» Source excerpt:

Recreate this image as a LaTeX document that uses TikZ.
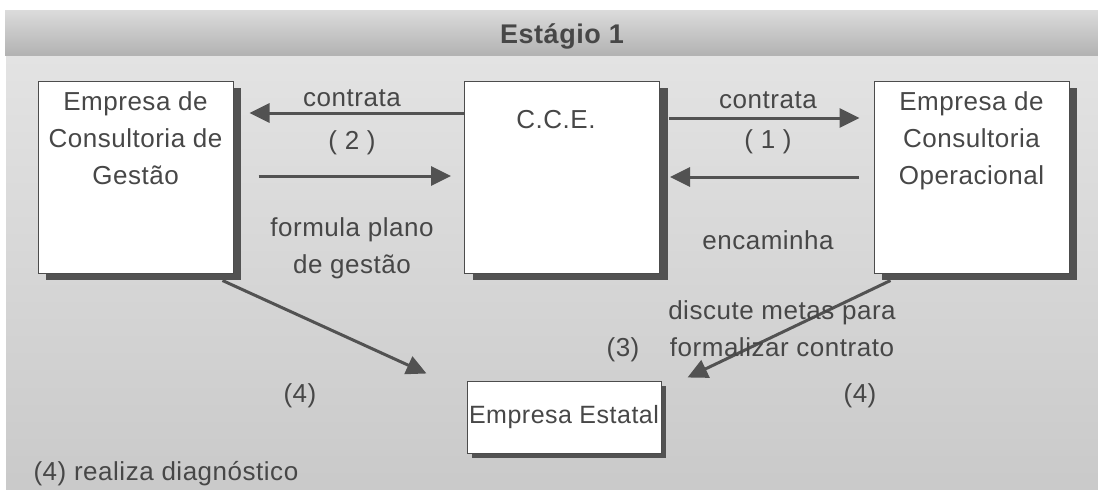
\documentclass[tikz,border=0pt]{standalone}
\usepackage{fontspec}
\setmainfont{Liberation Sans}[LetterSpace=2]
\usetikzlibrary{positioning,arrows.meta,shadows}

\begin{document}
\begin{tikzpicture}[x=1pt,y=-1pt,
        font=\fontsize{26}{37}\selectfont, text=black!72,
        box/.style={draw=black!70, line width=1pt, fill=white, inner sep=0pt},
        bigbox/.style={box, minimum width=195pt, minimum height=192pt,
            drop shadow={shadow xshift=8pt, shadow yshift=-7pt, fill=black!68, opacity=1}},
        smallbox/.style={box, minimum width=194pt, minimum height=72pt,
            drop shadow={shadow xshift=5pt, shadow yshift=-5pt, fill=black!68, opacity=1}},
        boxtext/.style={align=center, anchor=north},
        arr/.style={draw=black!68, line width=3pt, -{Triangle[length=20pt,width=19pt]}}]
        \useasboundingbox (0,0) rectangle (1098,490);
        % background
        \shade[top color=black!11, bottom color=black!21] (6,56) rectangle (1098,490);
        \shade[top color=black!14, middle color=black!6, bottom color=black!30] (5,10) rectangle (1098,55);
        \node[font=\fontsize{27}{30}\selectfont\bfseries] (T) at (562,36) {Estágio 1};
        % boxes
        \node[bigbox] (ECG) at (135.5,177) {};
        \node[bigbox] (CCE) at (562,177) {};
        \node[bigbox] (ECO) at (971.5,177) {};
        \node[smallbox, font=\fontsize{25}{30}\selectfont] (EE) at (564,417) {Empresa Estatal};
        \node[boxtext, below=8pt of ECG.north] {Empresa de\\Consultoria de\\Gestão};
        \node[boxtext, below=26pt of CCE.north, xshift=-6pt] {C.C.E.};
        \node[boxtext, below=8pt of ECO.north] {Empresa de\\Consultoria\\Operacional};
        % arrows
        \draw[arr, shorten >=16pt] ([yshift=64pt]CCE.west) -- ([yshift=64pt]ECG.east);
        \draw[arr, shorten <=25pt, shorten >=13pt] ([yshift=1pt]ECG.east) -- ([yshift=1pt]CCE.west);
        \draw[arr, shorten <=9pt, shorten >=14pt] ([yshift=59pt]CCE.east) -- ([yshift=59pt]ECO.west);
        \draw[arr, shorten <=15pt, shorten >=10pt] ([yshift=0pt]ECO.west) -- ([yshift=0pt]CCE.east);
        \draw[arr] ([xshift=-11pt,yshift=-7pt]ECG.south east) -- ([xshift=-40pt,yshift=7pt]EE.north west);
        \draw[arr] ([xshift=17pt,yshift=-7pt]ECO.south west) -- ([xshift=26pt,yshift=3pt]EE.north east);
        % labels
        \node at (352,98) {contrata};
        \node at (352,143) {( 2 )};
        \node[align=center] at (352,248) {formula plano\\de gestão};
        \node at (768,100) {contrata};
        \node at (768,142) {( 1 )};
        \node at (768,240) {encaminha};
        \node[align=center] at (782,329) {discute metas para\\formalizar contrato};
        \node at (623,350) {(3)};
        \node at (300,396) {(4)};
        \node at (860,396) {(4)};
        \node[anchor=west] at (30,474) {(4) realiza diagnóstico};
\end{tikzpicture}
\end{document}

» Exercise prompt:
Quote each line of the listing exactly, but leave the pictures out.

» Written solution:
Recreate this image as a LaTeX document that uses TikZ.
\documentclass[tikz,border=0pt]{standalone}
\usepackage{fontspec}
\setmainfont{Liberation Sans}[LetterSpace=2]
\usetikzlibrary{positioning,arrows.meta,shadows}

\begin{document}
\begin{tikzpicture}[x=1pt,y=-1pt,
        font=\fontsize{26}{37}\selectfont, text=black!72,
        box/.style={draw=black!70, line width=1pt, fill=white, inner sep=0pt},
        bigbox/.style={box, minimum width=195pt, minimum height=192pt,
            drop shadow={shadow xshift=8pt, shadow yshift=-7pt, fill=black!68, opacity=1}},
        smallbox/.style={box, minimum width=194pt, minimum height=72pt,
            drop shadow={shadow xshift=5pt, shadow yshift=-5pt, fill=black!68, opacity=1}},
        boxtext/.style={align=center, anchor=north},
        arr/.style={draw=black!68, line width=3pt, -{Triangle[length=20pt,width=19pt]}}]
        \useasboundingbox (0,0) rectangle (1098,490);
        % background
        \shade[top color=black!11, bottom color=black!21] (6,56) rectangle (1098,490);
        \shade[top color=black!14, middle color=black!6, bottom color=black!30] (5,10) rectangle (1098,55);
        \node[font=\fontsize{27}{30}\selectfont\bfseries] (T) at (562,36) {Estágio 1};
        % boxes
        \node[bigbox] (ECG) at (135.5,177) {};
        \node[bigbox] (CCE) at (562,177) {};
        \node[bigbox] (ECO) at (971.5,177) {};
        \node[smallbox, font=\fontsize{25}{30}\selectfont] (EE) at (564,417) {Empresa Estatal};
        \node[boxtext, below=8pt of ECG.north] {Empresa de\\Consultoria de\\Gestão};
        \node[boxtext, below=26pt of CCE.north, xshift=-6pt] {C.C.E.};
        \node[boxtext, below=8pt of ECO.north] {Empresa de\\Consultoria\\Operacional};
        % arrows
        \draw[arr, shorten >=16pt] ([yshift=64pt]CCE.west) -- ([yshift=64pt]ECG.east);
        \draw[arr, shorten <=25pt, shorten >=13pt] ([yshift=1pt]ECG.east) -- ([yshift=1pt]CCE.west);
        \draw[arr, shorten <=9pt, shorten >=14pt] ([yshift=59pt]CCE.east) -- ([yshift=59pt]ECO.west);
        \draw[arr, shorten <=15pt, shorten >=10pt] ([yshift=0pt]ECO.west) -- ([yshift=0pt]CCE.east);
        \draw[arr] ([xshift=-11pt,yshift=-7pt]ECG.south east) -- ([xshift=-40pt,yshift=7pt]EE.north west);
        \draw[arr] ([xshift=17pt,yshift=-7pt]ECO.south west) -- ([xshift=26pt,yshift=3pt]EE.north east);
        % labels
        \node at (352,98) {contrata};
        \node at (352,143) {( 2 )};
        \node[align=center] at (352,248) {formula plano\\de gestão};
        \node at (768,100) {contrata};
        \node at (768,142) {( 1 )};
        \node at (768,240) {encaminha};
        \node[align=center] at (782,329) {discute metas para\\formalizar contrato};
        \node at (623,350) {(3)};
        \node at (300,396) {(4)};
        \node at (860,396) {(4)};
        \node[anchor=west] at (30,474) {(4) realiza diagnóstico};
\end{tikzpicture}
\end{document}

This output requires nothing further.